To Zapolsky's insistence that the video -- featuring a groovin' Gorby look-alike -- was "quite funny" and a sure vote-getter, a sour-faced Gorbachev answered flatly, "You think so, do you?"

Such are the indignities of the campaign trail, and Gorbachev rolls with them. Even if he is a bit bemused by questions about his favorite spectator sports, he answers them. (He is a fan of hockey, figure skating and "the wonderful Mohammed Ali.")

If Gorbachev were somehow to win the presidency, Russians and the West might be surprised at what he would stand for. Although he is seen as a champion of democracy and personal freedom, he is no friend of capitalism -- something few in the West remember or understand.

With the Kirov Works invitation withdrawn, the Gorbachev team improvised a tour of the Polyustrovo factory, bottlers of the famous mineral water of the same name. Polyustrovo has a contract with Pepsi Cola Co. to bottle Pepsi as well.

Money from Pepsi has helped support the factory's other offerings, such as kvas, a low-alcohol, beer-like drink, and "Baikal," a Soviet-era would-be root beer. "I used to love this drink," Gorbachev said, contemplating the cheerful brown-and-white label on a bottle of "Baikal."

Gorbachev praised Polyustrovo's wisdom in limiting cooperation with Pepsi to a contract-basis, instead of simply selling out to such a wealthy international company. He told workers to take what they could from Pepsi, to learn from them -- to use the West, but to avoid being used. "Is Pepsi teaching you how to advertise? You need to get a pretty girl on a poster, toasting with kvas," he told them.

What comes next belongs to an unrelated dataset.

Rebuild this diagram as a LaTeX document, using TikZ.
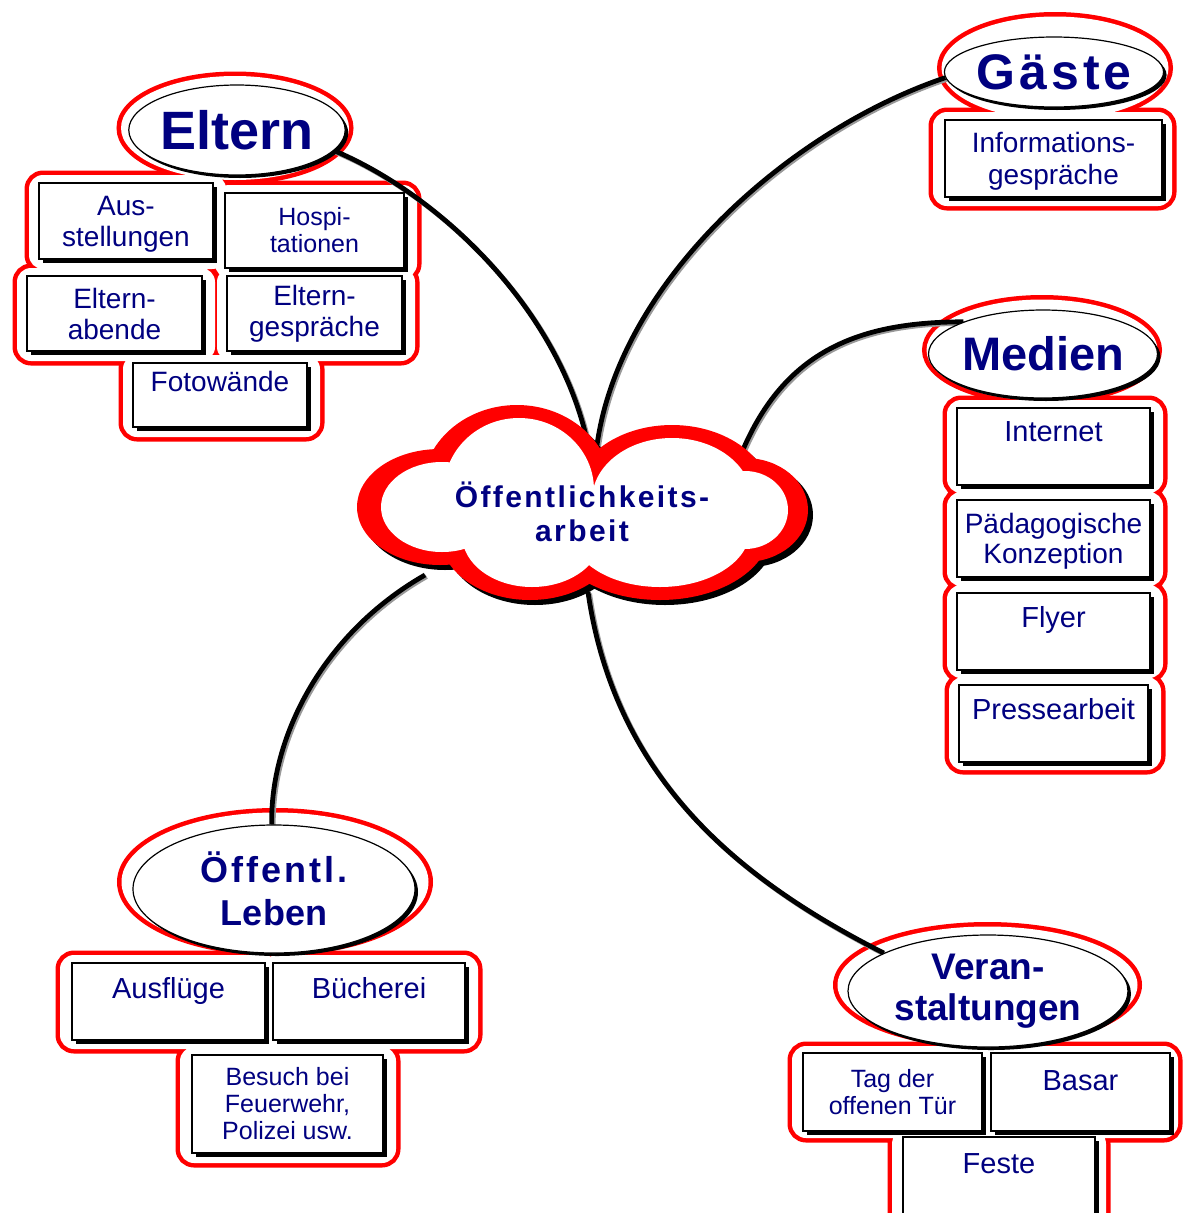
\documentclass[tikz,border=0pt]{standalone}
\usepackage{fontspec}
\setmainfont{Liberation Sans}
\newfontfamily\lsfont[LetterSpace=8]{Liberation Sans}
\usetikzlibrary{shapes.geometric,shadows}
\definecolor{navy}{RGB}{0,0,128}
\definecolor{rred}{RGB}{255,0,0}
\pgfdeclarelayer{bg}
\pgfdeclarelayer{conn}
\pgfsetlayers{bg,conn,main}
\newcommand\fs[2]{\fontsize{#1}{#2}\selectfont}
\newcommand\redgroup[2]{\draw[redline]#1;\draw[redline,rounded corners=14pt]#2;\fill[white]#1;\fill[white,rounded corners=14pt]#2;}
\newcommand\link[1]{\begin{scope}[transform canvas={shift={(1.6pt,-1.6pt)}}]\draw[connsh]#1;\end{scope}\draw[connline]#1;}
\begin{document}
\begin{tikzpicture}[x=1pt,y=-1pt,
  redline/.style={draw=rred,line width=9pt},
  head/.style={ellipse,draw=black,line width=1.2pt,fill=white,inner sep=0pt,text=navy,align=center,
     drop shadow={fill=black,opacity=1,shadow xshift=3pt,shadow yshift=-3pt}},
  box/.style={rectangle,draw=black,line width=1.4pt,fill=white,inner sep=0pt,text=navy,align=center,
     drop shadow={fill=black,opacity=1,shadow xshift=4pt,shadow yshift=-4pt}},
  toptxt/.style={anchor=north,inner sep=0pt,text=navy,text height=21pt,text depth=0pt,font=\fs{29}{32}},
  connline/.style={draw=black,line width=4.8pt},
  connsh/.style={draw=black!40,line width=4.8pt}
]
\useasboundingbox (0,0) rectangle (1183,1213);
\begin{pgfonlayer}{bg}
\fill[white] (0,0) rectangle (1183,1213);
% Eltern
\redgroup{(235,128) ellipse [x radius=114, y radius=52]}
 {(29,175) rectangle (226,269) (215,185) rectangle (417,278) (17,268) rectangle (215,361) (217,268) rectangle (415,361) (123,355) rectangle (320,437)}
% Gaeste
\redgroup{(1055,68) ellipse [x radius=113.5, y radius=51.5]}
 {(933,112) rectangle (1172,206)}
% Medien
\redgroup{(1042,350) ellipse [x radius=115.5, y radius=50.5]}
 {(947,400) rectangle (1163,493) (947,492) rectangle (1163,586) (947,585) rectangle (1163,678) (949,677) rectangle (1161,770)}
% Oeffentl. Leben
\redgroup{(275,882) ellipse [x radius=153.5, y radius=69.5]}
 {(60,955) rectangle (278,1049) (263,955) rectangle (478,1049) (180,1047) rectangle (396,1163)}
% Veranstaltungen
\redgroup{(987.5,985) ellipse [x radius=150, y radius=58.5]}
 {(792,1046) rectangle (990,1138) (980,1046) rectangle (1178,1138) (892,1130) rectangle (1106,1260)}
\end{pgfonlayer}

% cloud
\fill[black,shift={(5,5)}] (440,507) ellipse [x radius=83,y radius=58] (517,490) ellipse [x radius=95,y radius=85]
  (672,500) ellipse [x radius=100,y radius=75] (745,510) ellipse [x radius=63,y radius=52]
  (530,535) ellipse [x radius=90,y radius=65] (660,530) ellipse [x radius=110,y radius=70];
\fill[rred] (440,507) ellipse [x radius=83,y radius=58] (517,490) ellipse [x radius=95,y radius=85]
  (672,500) ellipse [x radius=100,y radius=75] (745,510) ellipse [x radius=63,y radius=52]
  (530,535) ellipse [x radius=90,y radius=65] (660,530) ellipse [x radius=110,y radius=70];
\fill[white] (442,507) ellipse [x radius=61,y radius=45] (519,490) ellipse [x radius=75,y radius=72]
  (672,500) ellipse [x radius=80,y radius=62] (745,510) ellipse [x radius=43,y radius=39]
  (532,535) ellipse [x radius=70,y radius=52] (660,530) ellipse [x radius=90,y radius=57];
\node[text=navy,font=\lsfont\bfseries\fs{30}{34},align=center] (cloud) at (582,512) {Öffentlichkeits-\\arbeit};
\coordinate (c-elt) at (588,445);
\coordinate (c-gae) at (597,445);
\coordinate (c-med) at (742,452);
\coordinate (c-oef) at (425,575);
\coordinate (c-ver) at (588,592);

% headings
\node[head,minimum width=208pt,minimum height=90pt,font=\bfseries\fs{54}{60}] (elt) at (237,130) {Eltern};
\node[head,minimum width=205pt,minimum height=70pt,font=\lsfont\bfseries\fs{50}{56}] (gae) at (1054,72) {Gäste};
\node[head,minimum width=206pt,minimum height=88pt,font=\bfseries\fs{47}{52}] (med) at (1043,354) {Medien};
\node[head,minimum width=282pt,minimum height=128pt,font=\bfseries\fs{36}{43}] (oef) at (274,889) {{\lsfont Öffentl.}\\Leben};
\node[head,minimum width=280pt,minimum height=112pt,font=\bfseries\fs{37}{41}] (ver) at (988,991) {Veran-\\staltungen};

% Eltern boxes
\node[box,minimum width=174pt,minimum height=76pt,font=\fs{28}{31}] (b-aus) at (126,221) {Aus-\\\smash{stellungen}};
\node[box,minimum width=179pt,minimum height=75pt,font=\fs{25}{27}] (b-hos) at (314.5,230.5) {Hospi-\\tationen};
\node[box,minimum width=175pt,minimum height=75pt,font=\fs{28}{31}] (b-abe) at (114.5,313.5) {Eltern-\\abende};
\node[box,minimum width=175pt,minimum height=75pt,font=\fs{28}{31}] (b-ges) at (314.5,313.5) {Eltern-\\gespräche};
\node[box,minimum width=174pt,minimum height=64pt] (b-fot) at (220,395) {};
\node[toptxt,font=\fs{28}{31},text height=20pt] (t-fot) at ([yshift=-9pt]b-fot.north) {Fotowände};
% Gaeste box
\node[box,minimum width=217pt,minimum height=77pt,font=\fs{28}{32}] (b-inf) at (1053.5,158.5) {Informations-\\\smash{gespräche}};
% Medien boxes
\node[box,minimum width=193pt,minimum height=77pt] (b-int) at (1053.5,446.5) {};
\node[toptxt] (t-int) at ([yshift=-13pt]b-int.north) {Internet};
\node[box,minimum width=193pt,minimum height=77pt,font=\fs{28}{30}] (b-pae) at (1053.5,538.5) {Pädagogische\\\smash{Konzeption}};
\node[box,minimum width=193pt,minimum height=77pt] (b-fly) at (1053.5,631.5) {};
\node[toptxt] (t-fly) at ([yshift=-14pt]b-fly.north) {Flyer};
\node[box,minimum width=189pt,minimum height=77pt] (b-pre) at (1053.5,723.5) {};
\node[toptxt] (t-pre) at ([yshift=-14pt]b-pre.north) {Pressearbeit};
% Oeffentl. Leben boxes
\node[box,minimum width=193pt,minimum height=77pt] (b-afl) at (168.5,1001.5) {};
\node[toptxt] (t-afl) at ([yshift=-15pt]b-afl.north) {Ausflüge};
\node[box,minimum width=192pt,minimum height=77pt] (b-bue) at (369,1001.5) {};
\node[toptxt] (t-bue) at ([yshift=-15pt]b-bue.north) {Bücherei};
\node[box,minimum width=191pt,minimum height=98pt,font=\fs{25}{27}] (b-bes) at (287.5,1104) {Besuch bei\\Feuerwehr,\\Polizei usw.};
% Veranstaltungen boxes
\node[box,minimum width=179pt,minimum height=78pt,font=\fs{25}{27}] (b-tag) at (892.5,1092) {Tag der\\offenen Tür};
\node[box,minimum width=179pt,minimum height=78pt] (b-bas) at (1080.5,1092) {};
\node[toptxt] (t-bas) at ([yshift=-17pt]b-bas.north) {Basar};
\node[box,minimum width=192pt,minimum height=103pt] (b-fes) at (999,1188.5) {};
\node[toptxt] (t-fes) at ([yshift=-16pt]b-fes.north) {Feste};

% connectors
\begin{pgfonlayer}{conn}
\link{(elt.-12) .. controls (440,195) and (560,310) .. (c-elt)}
\link{(c-gae) .. controls (620,280) and (790,130) .. (gae.183)}
\link{(c-med) .. controls (785,350) and (860,322) .. (med.158)}
\link{(c-oef) .. controls (320,635) and (270,740) .. (oef.92)}
\link{(c-ver) .. controls (615,780) and (740,880) .. (ver.160)}
\end{pgfonlayer}
\end{tikzpicture}
\end{document}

He said he opposed privatization; his unused privatization voucher still lies in a drawer at home. Russians should have been allowed to accumulate experience at running an enterprise before being burdened with full ownership, he said.

Asked his opinion of Lenin, he said, "That's a great man, a great thinker. But I see great drama in Lenin in that he went down the path of dictatorship, and didn't pay attention to [those] ... who said we needed socialism and democracy. Lenin placed his bet on dictatorship."